Klare Worte für die Kraftwerker

„Schon Luther sagte: Tritt laut auf, rede laut, aber höre auch bald wieder auf.“ Peer Steinbrück (SPD), Ministerpräsident von Nordrhein-Westfalen, hielt sich nicht ganz an seine Vorgabe, sondern plauderte gestern bei der Betriebsräteversammlung der RWE Power AG in der Tennishalle Niederaußem etwas länger. Doch dafür hatte er für die rund 1000 Beschäftigten aus verschiedenen Unternehmen ein paar klare Worte parat.

Kraftwerkserneuerung und Emissionshandel – das waren die Themen, bei denen Steinbrück RWE Power die Unterstützung der Landesregierung zusagte. „Ich werde alles dafür tun, dass wir möglichst bald die Grundsteinlegung für BoA II in diesem Revier zustande bringen“, sagte Steinbrück. Und mit Blick auf den ab 2005 geplanten Handel mit Zertifikaten zum Ausstoß von Kohlendioxid fügte er hinzu: „Es kann nicht sein, dass ein Gas- und Dampfturbinenkraftwerk, das naturgemäß einen geringeren Schadstoffausstoß hat, der Maßstab auch für Kraftwerke anderer Energieträger sein soll.“

Es mache auch keinen Sinn, Kohlenkraftwerke einfach durch Gaskraftwerke zu ersetzen. Die Unternehmen der Kohleindustrie brauchten vielmehr Planungssicherheit und eine ausreichende Zuteilung von Emissionsrechten, dann könne auch in moderne Technik investiert werden. Und das diene dann nicht nur dem Klimaschutz, so Steinbrück, sondern auch noch der Sicherung von Arbeitsplätzen.

Die Pläne von Bundesumweltminister Jürgen Trittin, Gaskraftwerke im Emissionshandel günstiger zu stellen als Kohlenkraftwerke, würden nordrhein-westfälischen Anforderungen nicht gerecht. „Wir setzen alles daran, diesen Entwurf vor einer Meldung an die EU-Kommission in Brüssel zu ändern“, sagte Steinbrück.

In der Tennishalle fand Steinbrück dankbare Zuhörer.
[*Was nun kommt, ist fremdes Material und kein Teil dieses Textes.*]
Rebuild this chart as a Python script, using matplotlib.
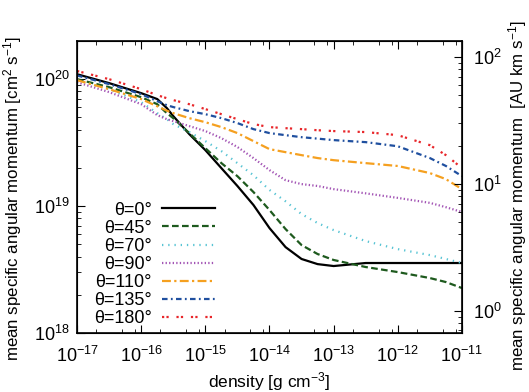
import numpy as np
import matplotlib
matplotlib.use("Agg")
import matplotlib.pyplot as plt
from matplotlib.ticker import LogLocator, NullFormatter

plt.rcParams['font.family'] = ['Liberation Sans', 'DejaVu Sans']
plt.rcParams['mathtext.default'] = 'regular'

# density samples [g cm^-3]
density = [1e-17, 3.16e-17, 1e-16, 1.78e-16, 2.51e-16, 3.16e-16, 5.62e-16,
           1e-15, 1.78e-15, 3.16e-15, 5.62e-15, 1e-14, 1.78e-14, 3.16e-14,
           5.62e-14, 1e-13, 3.16e-13, 1e-12, 3.16e-12, 5.62e-12, 1e-11]

# mean specific angular momentum in units of 1e19 cm^2 s^-1
j_0 = [10.94, 9.31, 7.76, 6.97, 5.92, 5.12, 3.69, 2.76, 1.99, 1.44, 1.02,
       0.671, 0.475, 0.383, 0.349, 0.337, 0.356, 0.356, 0.356, 0.356, 0.356]
j_45 = [10.0, 8.65, 7.21, 6.35, 5.40, 4.93, 3.76, 2.86, 2.18, 1.72, 1.29,
        0.931, 0.659, 0.493, 0.419, 0.376, 0.331, 0.302, 0.271, 0.252, 0.226]
j_70 = [9.82, 8.34, 6.59, 5.40, 4.84, 4.43, 3.83, 3.25, 2.71, 2.18, 1.75,
        1.34, 1.09, 0.865, 0.735, 0.647, 0.530, 0.458, 0.411, 0.383, 0.356]
j_90 = [9.46, 7.91, 6.35, 5.21, 4.84, 4.67, 4.27, 3.90, 3.43, 2.92, 2.39,
        1.92, 1.60, 1.49, 1.44, 1.36, 1.26, 1.16, 1.06, 0.98, 0.898]
j_110 = [9.82, 8.34, 6.97, 6.12, 5.65, 5.40, 4.93, 4.58, 4.19, 3.76, 3.25,
         2.81, 2.66, 2.52, 2.39, 2.30, 2.18, 2.07, 1.82, 1.63, 1.36]
j_135 = [10.7, 9.14, 7.62, 6.71, 6.24, 6.03, 5.60, 5.30, 4.93, 4.51, 4.04,
         3.76, 3.62, 3.49, 3.40, 3.31, 3.19, 2.96, 2.39, 2.07, 1.72]
j_180 = [11.6, 10.0, 8.34, 7.48, 7.08, 6.84, 6.35, 5.81, 5.30, 4.84, 4.43,
         4.19, 4.11, 4.04, 3.96, 3.90, 3.83, 3.62, 3.02, 2.52, 1.99]

labels = ["θ=0°", "θ=45°", "θ=70°", "θ=90°", "θ=110°", "θ=135°", "θ=180°"]
series = [j_0, j_45, j_70, j_90, j_110, j_135, j_180]
colors = ["black", "#1e5a1e", "#58c4d4", "#a355b5", "#f5a020", "#1f4f9f", "#e8262a"]
dashes = [None, (3, 1.5), (0.6, 2.2), (0.6, 1.0), (4, 1.5, 1, 1.5),
          (2.5, 1.5, 0.8, 1.5), (1, 1, 1, 3.5)]

xticks = [1e-17, 1e-16, 1e-15, 1e-14, 1e-13, 1e-12, 1e-11]
xticklabels = ["10$^{-17}$", "10$^{-16}$", "10$^{-15}$", "10$^{-14}$",
               "10$^{-13}$", "10$^{-12}$", "10$^{-11}$"]

AU_KM = 1.496e18  # 1 AU km s^-1 in cm^2 s^-1

fig = plt.figure(figsize=(5.29, 3.92), dpi=100)
ax = fig.add_axes([0.1456, 0.1505, 0.7277, 0.745])

for vals, lab, c, d in zip(series, labels, colors, dashes):
    y = np.array(vals) * 1e19
    if d is None:
        ax.plot(density, y, color=c, lw=1.6, label=lab)
    else:
        ax.plot(density, y, color=c, lw=1.6, dashes=d, label=lab)

ax.set_xscale('log')
ax.set_yscale('log')
ax.set_xlim(1e-17, 1e-11)
ax.set_ylim(1e18, 2e20)

ax.set_xticks(xticks)
ax.set_xticklabels(xticklabels)
ax.xaxis.set_minor_locator(LogLocator(base=10, subs=[2, 5, 8], numticks=10))
ax.xaxis.set_minor_formatter(NullFormatter())
ax.tick_params(axis='x', which='both', direction='in', top=True, labelsize=13, pad=9)
ax.tick_params(axis='y', which='both', direction='in', right=False, labelsize=13, pad=5)
ax.tick_params(which='major', length=6)
ax.tick_params(which='minor', length=3)

ax.set_xlabel("density [g cm$^{-3}$]", fontsize=12.5, labelpad=3)
ax.set_ylabel("mean specific angular momentum [cm$^{2}$ s$^{-1}$]", fontsize=12.2)
ax.yaxis.set_label_coords(-0.137, 0.46)

ax2 = ax.twinx()
ax2.set_yscale('log')
ax2.set_ylim(1e18 / AU_KM, 2e20 / AU_KM)
ax2.tick_params(axis='y', which='both', direction='in', labelsize=13, pad=8)
ax2.tick_params(which='major', length=6)
ax2.tick_params(which='minor', length=3)
ax2.set_ylabel("mean specific angular momentum  [AU km s$^{-1}$]", fontsize=12.2)
ax2.yaxis.set_label_coords(1.115, 0.47)

leg = ax.legend(loc='lower right', bbox_to_anchor=(0.358, 0.02), frameon=False,
                markerfirst=False, fontsize=13, handlelength=2.9, handletextpad=0.6,
                labelspacing=0.06, borderpad=0, borderaxespad=0)

for sp in ax.spines.values():
    sp.set_linewidth(1.2)

fig.savefig("out.png", dpi=100)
Applaus gab es nicht nur von Kraftwerkern, Kumpels und Anlagenbauern, sondern auch von Steinbrücks Parteifreunden. SPD-Kreisparteichef Guido van den Berg, Europa-Kandidat Hans-Peter Lafos und Landratskandidat Bernhard Hadel hatten morgens um fünf vor den Kraftwerkstoren Flugblätter verteilt, die sich „gegen den Ausstieg aus der Verstromung von Braun- und Steinkohle“ wendeten.

Gastgeber Erwin Winkel, Vorsitzender des Gesamtbetriebsrats bei RWE Power, hatte vor Steinbrücks Rede daran erinnert, dass Bundeskanzler Schröder in Niederaußem im Wort stehe: Bei der Inbetriebnahme des ersten Blockkraftwerks mit optimierter Anlagentechnik (BoA) vor anderthalb Jahren habe er zugesagt, dass es für RWE Power keine zusätzliche Belastung durch den Emissionshandel geben werde.

Und der Vorstandsvorsitzende von RWE Power, Berthold Bonekamp, erneuerte die Position seines Unternehmens, die milliardenteuren Pläne für den Bau weiterer BoA-Blöcke auf Eis zu legen, wenn es bei den Zusatzbelastungen für die Kohleverstromung bleibe. „Der Genehmigungsantrag für Boa bleibt in der Schublade“, sagte der gesundheitlich angeschlagene Bonekamp, der seine Rede abbrechen musste.

Der Bürgerprotest gegen die Erweiterung des Niederaußemer Kraftwerks ging hingegen fast völlig unter. Wacker hielten die Niederaußemer ihr Transparent hoch: „Hier keine BoA-Konzentration“.